感想・2018年7月18日

ネトウヨと批評家>


批評とは何かということはよくわからないのだけれど、今どきはネット社会で、誰もが批評家になっているとか一億総批評家時代などともいわれている。
ネトウヨだって、まあ批評家なのだ。彼らは、この世でもっとも俗悪な批評行為に血道を上げている。
批評にもいろいろあって、社会批評、政治批評、経済批評、文学批評、芸術批評、サブカルチャー批評等々、そして批評と評論は、ちょっと違う。
評論はきちんとした学問的な研究分析を土台にしているが、その意味で批評は根無し草であり、ときに評論に対して異議申し立てをしたりする。
批評家は、裸一貫の根無し草として勝負する。

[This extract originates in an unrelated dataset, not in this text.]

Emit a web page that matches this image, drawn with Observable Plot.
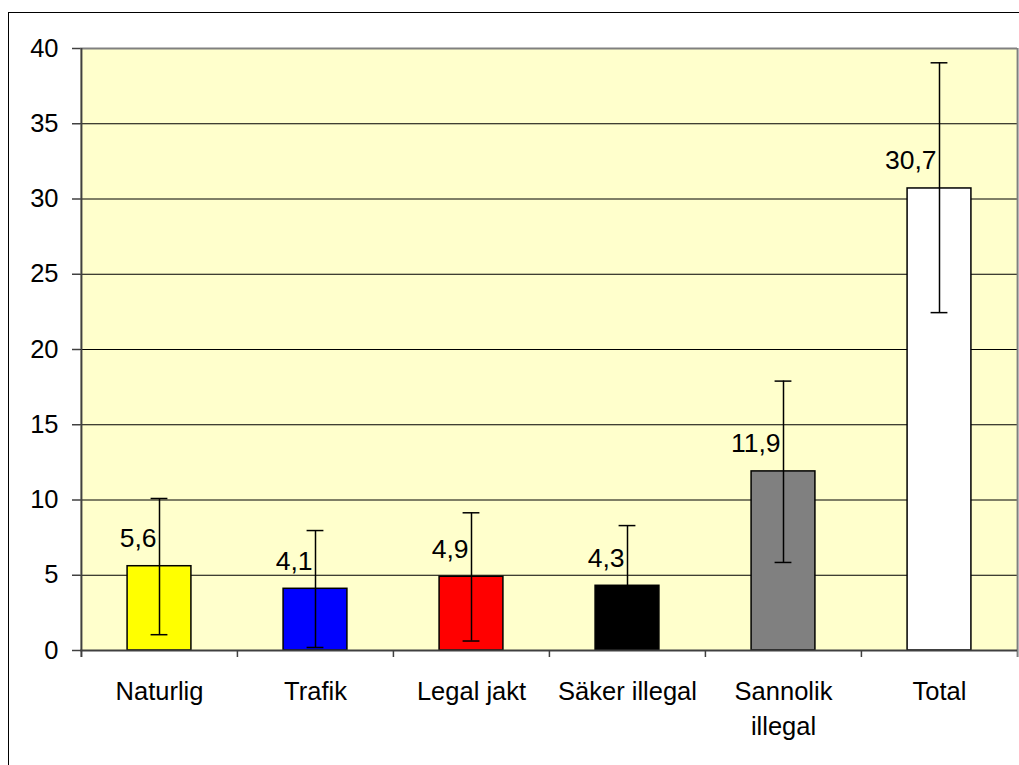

評論家は努力すればなれるけど、ほんとうの批評家はそうはいかない。この世の中には生まれつきの批評家というタイプの人間がいて、多数派ではない、どちらかというと絶滅危惧種のようなタイプだろう。
批評家の武器は、直感にある。その鋭さやセンスは、努力して身に付くものではない。
というわけで、ネトウヨだって立派に批評家であり、批評家はもともと臆病であると同時に傲慢な人種でもある。
この世の中には、魅力的な批評家もいれば、いけ好かない批評家もいるし、ほんとうは誰もが批評家たらんとする思いがある。
今どきの大衆は、大衆であることを自覚しつつ大衆を批判し、そのうえで「自分だけは違う」とも思っている。つまり、自分は批評家である、と。
人はみずからの過剰な自意識を削ぎ落しながら批評家になり、また、自意識過剰になってゆきながら批評家であることを自覚したりする。
たぶん、この世のほんものの批評家なんかほんの少しなのだろうが、誰もが心の奥ではすでに批評家であるつもりでいる。だから、誰もが批評文なんか必要としていない。
たぶん、作家になるより批評家になることのほうがずっと困難なことにちがいないのだが、誰もがすでに批評家のつもりでいるから、批評家の存在意義は限りなく薄い。